Stone Lanterns

Lantern AzumayaBackground
Stone lanterns have from earliest times been incorporated into the design of Japanese Gardens. Lanterns became part of Japanese architectural ornamentation with the introduction of Buddhist architecture from China and Korea in the Asula Period (52 - 645 AD).

Stone lanterns were originally votive lamps in the front of Buddhist Temples. In the thirteenth century they began serving the same function in the precincts of Shinto Shrines. In the early gardens lantern designs were borrowed from temples but in the sixteenth century, with the development of the tea ceremony, Tea-Masters such as Rikkyu began designing lanterns specifically for garden use. The stone lantern, made primarily of granite, became a permanent feature of Japanese garden design.

Garden lanterns are divided into three general styles. The oldest is the Taima-ji style after a temple in Nara, Japan (eighth century AD). Over two metres tall the lamp comprises six parts - pedestal, shaft, middle platform and light compartment, roof and jewel finial.

The second style is the Korean Temple Light. It combines the roof and jewel top, has a very large middle platform and light compartment and a short shaft that gives it a squat appearance.

The third style is the creative style especially developed for gardens. This includes a wide variety of shapes unlike anything found in Buddhist Temples or Shinto Shrines. Representatives of these are the Yukimi or "Snow Viewing" Lanterns and Oribe Lanterns with no pedestal.

 

 
Types of Lanterns found in Garden

Entrance Gate Lantern
The large stone lantern at the entrance gate is a Kasuga Lantern of the Taima-ji general style. The form is derived from a Buddhist Temple Stone Lantern (eighth century) in Nara. Two motifs of Buddhist art, the lotus and jewel are used as the elements of design. The pedestal has lotus flower patterns carved on it. The robust shaft provides visual energy to support the lotus blossom design middle platform, light chamber with wooden doors and roof with jewel motif on the top. It is made of granite as are all the lanterns in the Garden. The lantern was presented to the University by the late Yuichi Kurimoto in 1980.

Hokkaido Lantern
This lantern is known as the Hokkaido Lantern because it was presented to the people of Alberta by the Governor of Hokkaido, Takahiro Yokomichi, in 1985 to commemorate the friendship between Alberta and Hokkaido.

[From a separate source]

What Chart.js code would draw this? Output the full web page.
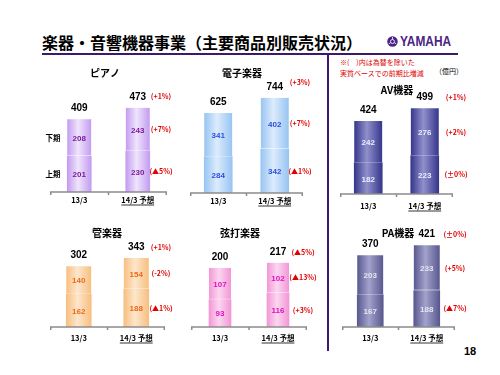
<!DOCTYPE html>
<html>
<head>
<meta charset="utf-8">
<script src="https://cdn.jsdelivr.net/npm/chart.js@4.4.1/dist/chart.umd.min.js"></script>
<style>
  body { margin: 0; background: #fff; }
  #page { position: relative; width: 500px; height: 375px; overflow: hidden; background: #fff;
          font-family: "Noto Sans CJK JP", sans-serif; }
  #page canvas { position: absolute; left: 0; top: 0; }
  .title { position: absolute; left: 42px; top: 30px; font-size: 16px; font-weight: bold; color: #000;
           white-space: nowrap; letter-spacing: 0; }
  .logo { position: absolute; left: 387px; top: 33px; display: flex; align-items: center; color: #4b2485;
          font-family: "Liberation Sans", Arial, sans-serif; font-weight: bold; font-size: 14px; }
  .logo span { display: inline-block; transform: scaleX(0.85); transform-origin: left center; margin-left: 2px; }
  .hline { position: absolute; left: 42px; top: 53px; width: 416px; height: 2px; background: #3b1a6c; }
  .vline { position: absolute; left: 327px; top: 55px; width: 2px; height: 296px; background: #3b1a6c; }
  .note { position: absolute; left: 340px; font-size: 7px; color: #e00000; white-space: nowrap; line-height: 1; }
  .unit { position: absolute; left: 435px; top: 66px; font-size: 7px; color: #000; white-space: nowrap; }
  .pageno { position: absolute; left: 464px; top: 345px; font-family: "Liberation Sans", Arial, sans-serif;
            font-weight: bold; font-size: 11px; }
</style>
</head>
<body>
<div id="page">
  <div class="title">楽器・音響機器事業（主要商品別販売状況）</div>
  <div class="logo">
    <svg width="11" height="11" viewBox="0 0 22 22">
      <circle cx="11" cy="11" r="10.5" fill="#4b2485"/>
      <circle cx="11" cy="11" r="4" fill="none" stroke="#fff" stroke-width="1.6"/>
      <g stroke="#fff" stroke-width="1.6">
        <line x1="11" y1="7" x2="11" y2="2"/>
        <line x1="7.5" y1="13" x2="3.5" y2="16"/>
        <line x1="14.5" y1="13" x2="18.5" y2="16"/>
      </g>
    </svg>
    <span>YAMAHA</span>
  </div>
  <div class="hline"></div>
  <div class="vline"></div>
  <div class="note" style="top:59px">※(　)内は為替を除いた</div>
  <div class="note" style="top:70px">実質ベースでの前期比増減</div>
  <div class="unit">（億円）</div>
  <div class="pageno">18</div>
  <canvas id="piano" width="500" height="375"></canvas>
  <canvas id="digital" width="500" height="375"></canvas>
  <canvas id="av" width="500" height="375"></canvas>
  <canvas id="wind" width="500" height="375"></canvas>
  <canvas id="strings" width="500" height="375"></canvas>
  <canvas id="pa" width="500" height="375"></canvas>
</div>
<script>
const categories = ['13/3', '14/3 予想'];
const halfNames = ['上期', '下期'];

// first half / second half / total, 億円
const pianoFirst = [201, 230];
const pianoSecond = [208, 243];
const pianoTotal = [409, 473];
const pianoChange = ['(▲5%)', '(+7%)', '(+1%)'];

const digitalFirst = [284, 342];
const digitalSecond = [341, 402];
const digitalTotal = [625, 744];
const digitalChange = ['(▲1%)', '(+7%)', '(+3%)'];

const avFirst = [182, 223];
const avSecond = [242, 276];
const avTotal = [424, 499];
const avChange = ['(±0%)', '(+2%)', '(+1%)'];

const windFirst = [162, 188];
const windSecond = [140, 154];
const windTotal = [302, 343];
const windChange = ['(▲1%)', '(-2%)', '(+1%)'];

const stringsFirst = [93, 116];
const stringsSecond = [107, 102];
const stringsTotal = [200, 217];
const stringsChange = ['(+3%)', '(▲13%)', '(▲5%)'];

const paFirst = [167, 188];
const paSecond = [203, 233];
const paTotal = [370, 421];
const paChange = ['(▲7%)', '(+5%)', '(±0%)'];

const NUM_FONT = '"Liberation Sans", Arial, sans-serif';
const JP_FONT = '"Noto Sans CJK JP", sans-serif';

function slideLabels(cfg) {
  return {
    id: 'slideLabels',
    afterDatasetsDraw(chart) {
      const { ctx, chartArea, scales: { x, y } } = chart;
      ctx.save();
      ctx.textAlign = 'center';
      ctx.textBaseline = 'middle';

      // axis line with small ticks
      ctx.strokeStyle = '#8c8c8c';
      ctx.lineWidth = 1.5;
      ctx.beginPath();
      ctx.moveTo(chartArea.left, chartArea.bottom);
      ctx.lineTo(chartArea.right, chartArea.bottom);
      const mid = (chartArea.left + chartArea.right) / 2;
      [chartArea.left + 0.75, mid, chartArea.right - 0.75].forEach(px => {
        ctx.moveTo(px, chartArea.bottom);
        ctx.lineTo(px, chartArea.bottom + 3);
      });
      ctx.stroke();

      // title
      ctx.fillStyle = '#000';
      ctx.font = 'bold 10px ' + JP_FONT;
      ctx.fillText(cfg.title, cfg.titleX, cfg.titleY);

      categories.forEach((cat, i) => {
        const cx = x.getPixelForValue(i);
        const y0 = y.getPixelForValue(0);
        const y1 = y.getPixelForValue(cfg.first[i]);
        const y2 = y.getPixelForValue(cfg.first[i] + cfg.second[i]);

        // segment values
        ctx.fillStyle = cfg.textColor;
        ctx.font = 'bold 8px ' + NUM_FONT;
        ctx.fillText(cfg.first[i], cx, (y0 + y1) / 2 + 1);
        ctx.fillText(cfg.second[i], cx, (y1 + y2) / 2 + 1);

        // total
        const ty = y.getPixelForValue(cfg.total[i]) - 11;
        ctx.fillStyle = '#000';
        ctx.font = 'bold 10px ' + NUM_FONT;
        ctx.fillText(cfg.total[i], cx, ty);

        // category label
        ctx.font = 'bold 7.5px ' + JP_FONT;
        const ly = chartArea.bottom + cfg.catDy;
        ctx.fillText(cat, cx, ly);
        if (i === 1) {
          const w = ctx.measureText(cat).width;
          ctx.lineWidth = 0.8;
          ctx.strokeStyle = '#000';
          ctx.beginPath();
          ctx.moveTo(cx - w / 2, ly + 5);
          ctx.lineTo(cx + w / 2, ly + 5);
          ctx.stroke();
        }

        if (i === 1) {
          ctx.fillStyle = '#e00000';
          ctx.font = 'bold 7px ' + JP_FONT;
          ctx.fillText(cfg.change[0], cfg.pctX, (y0 + y1) / 2);
          ctx.fillText(cfg.change[1], cfg.pctX, (y1 + y2) / 2);
          ctx.fillText(cfg.change[2], cfg.pctX, ty + (cfg.totalPctDy || 0));
        }
        if (i === 0 && cfg.halfLabels) {
          ctx.fillStyle = '#000';
          ctx.font = 'bold 7.5px ' + JP_FONT;
          ctx.fillText(halfNames[0], cfg.halfX, (y0 + y1) / 2);
          ctx.fillText(halfNames[1], cfg.halfX, (y1 + y2) / 2);
        }
      });
      ctx.restore();
    }
  };
}

function barGradient(cfg) {
  return context => {
    const chart = context.chart;
    const x = chart.scales.x;
    if (!x || context.dataIndex === undefined) return cfg.edge;
    const cx = x.getPixelForValue(context.dataIndex);
    if (!isFinite(cx)) return cfg.edge;
    const g = chart.ctx.createLinearGradient(cx - cfg.bar / 2, 0, cx + cfg.bar / 2, 0);
    g.addColorStop(0, cfg.edge);
    g.addColorStop(0.45, cfg.light);
    g.addColorStop(1, cfg.edge);
    return g;
  };
}

function drawStack(id, cfg) {
  const areaH = cfg.axisY - cfg.areaTop;
  new Chart(document.getElementById(id), {
    type: 'bar',
    data: {
      labels: categories,
      datasets: [{
        label: halfNames[0],
        data: cfg.first,
        backgroundColor: barGradient(cfg),
        borderWidth: 0,
        barThickness: cfg.bar,
      }, {
        label: halfNames[1],
        data: cfg.second,
        backgroundColor: barGradient(cfg),
        borderColor: 'rgba(255,255,255,0.75)',
        borderWidth: { top: 0, left: 0, right: 0, bottom: 1 },
        borderSkipped: false,
        barThickness: cfg.bar,
      }],
    },
    options: {
      responsive: false,
      animation: false,
      events: [],
      layout: {
        padding: { left: cfg.axisL, right: 500 - cfg.axisR, top: cfg.areaTop, bottom: 375 - cfg.axisY },
      },
      scales: {
        x: { stacked: true, display: false },
        y: { stacked: true, display: false, min: 0, max: areaH / cfg.ppu },
      },
      plugins: { legend: { display: false }, tooltip: { enabled: false } },
    },
    plugins: [slideLabels(cfg)],
  });
}

drawStack('piano', {
  title: 'ピアノ', first: pianoFirst, second: pianoSecond, total: pianoTotal, change: pianoChange,
  axisL: 50, axisR: 167, axisY: 192, areaTop: 70, ppu: 0.178, bar: 24,
  titleX: 105, titleY: 73, pctX: 161, catDy: 8, halfLabels: true, halfX: 53,
  edge: '#c39cef', light: '#efe4fd', textColor: '#7a1c9c',
});
drawStack('digital', {
  title: '電子楽器', first: digitalFirst, second: digitalSecond, total: digitalTotal, change: digitalChange,
  axisL: 190, axisR: 303, axisY: 193, areaTop: 70, ppu: 0.128, bar: 28,
  titleX: 242, titleY: 73, pctX: 300, catDy: 8, totalPctDy: -4,
  edge: '#98c4f2', light: '#dcecfd', textColor: '#2a4fe0',
});
drawStack('av', {
  title: 'AV機器', first: avFirst, second: avSecond, total: avTotal, change: avChange,
  axisL: 340, axisR: 453, axisY: 194, areaTop: 70, ppu: 0.172, bar: 28,
  titleX: 397, titleY: 90, pctX: 456, catDy: 12,
  edge: '#36368c', light: '#9090cc', textColor: '#ececff',
});
drawStack('wind', {
  title: '管楽器', first: windFirst, second: windSecond, total: windTotal, change: windChange,
  axisL: 50, axisR: 165, axisY: 327, areaTop: 230, ppu: 0.2015, bar: 25,
  titleX: 107, titleY: 233, pctX: 161, catDy: 11,
  edge: '#f8bf80', light: '#fde6cc', textColor: '#f06818',
});
drawStack('strings', {
  title: '弦打楽器', first: stringsFirst, second: stringsSecond, total: stringsTotal, change: stringsChange,
  axisL: 191, axisR: 307, axisY: 327, areaTop: 230, ppu: 0.295, bar: 22,
  titleX: 240, titleY: 233, pctX: 303, catDy: 11,
  edge: '#f396d6', light: '#fcd6f0', textColor: '#e012c0',
});
drawStack('pa', {
  title: 'PA機器', first: paFirst, second: paSecond, total: paTotal, change: paChange,
  axisL: 342, axisR: 455, axisY: 327, areaTop: 230, ppu: 0.194, bar: 26,
  titleX: 398, titleY: 233, pctX: 455, catDy: 11,
  edge: '#58588f', light: '#a2a2cc', textColor: '#e4e4f2',
});
</script>
</body>
</html>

The square light compartment has three circular apertures in one side and a window blind carved on two sides. The middle platform has a water pattern carved on its edge. The inscription on the shaft reads as follows: "Gift (from) Governor of Hokkaido, Takahiro Yokomichi, Showa 60th year, September. (1985)."

Yukimi Lantern
The Yukimi or "Snow Viewing Lantern" is a style created especially for Japanese Gardens. Developed in the Ashikaga Period (16th century), all Yukimi lanterns have the same general form. They comprise a large roof, a light compartment and a base with three or four legs of various forms. The large roof can have spans of two to three metres across. They can be rustic, made simply of suitably shaped stones, or as this one, carved with an ornate lattice work light compartment, elegantly formed roof and supporting legs. A deep layer of snow can settle on the large overhanging roof adding to the charm of these lanterns.

Misaki gata Lantern
On a promontory rock in the small lake sits a lantern with no shaft. Its simple form is another design made particularly for garden use. The simplicity of form and workmanship is an important aspect of aesthetics of Japanese gardens. Used in this location, the lantern acts as a beacon shining its light across the lake. Y

Yunoki gata Lantern

One of the famous lantern styles, this tall unassuming lantern is used in both temple grounds and gardens. The Chief Minister of State, Tada-Michi Fijiwara donated the original lantern to the Kasuga Shrine, Nara in 1137 (Heian Period). The lantern was placed under a Yusono-ki (a kind of citrus tree). The lantern has an aged, weathered look much admired by Japanese garden designers. Lotus and floral designs decorate the hexagonal pedestal, middle platform and light compartment.

Kanshu-ji gata Lantern

By the azumaya overlooking the stream is a square lantern with simple forms and lack of ornamentation. The original design comes from Kanju-ji Temple in Kyoto dating from the Edo Period (1615-1868). The proportions of rectangular forms, openings, flattened light compartment and large gently curved roof present an austere, elegant form embodying quiet simplicity.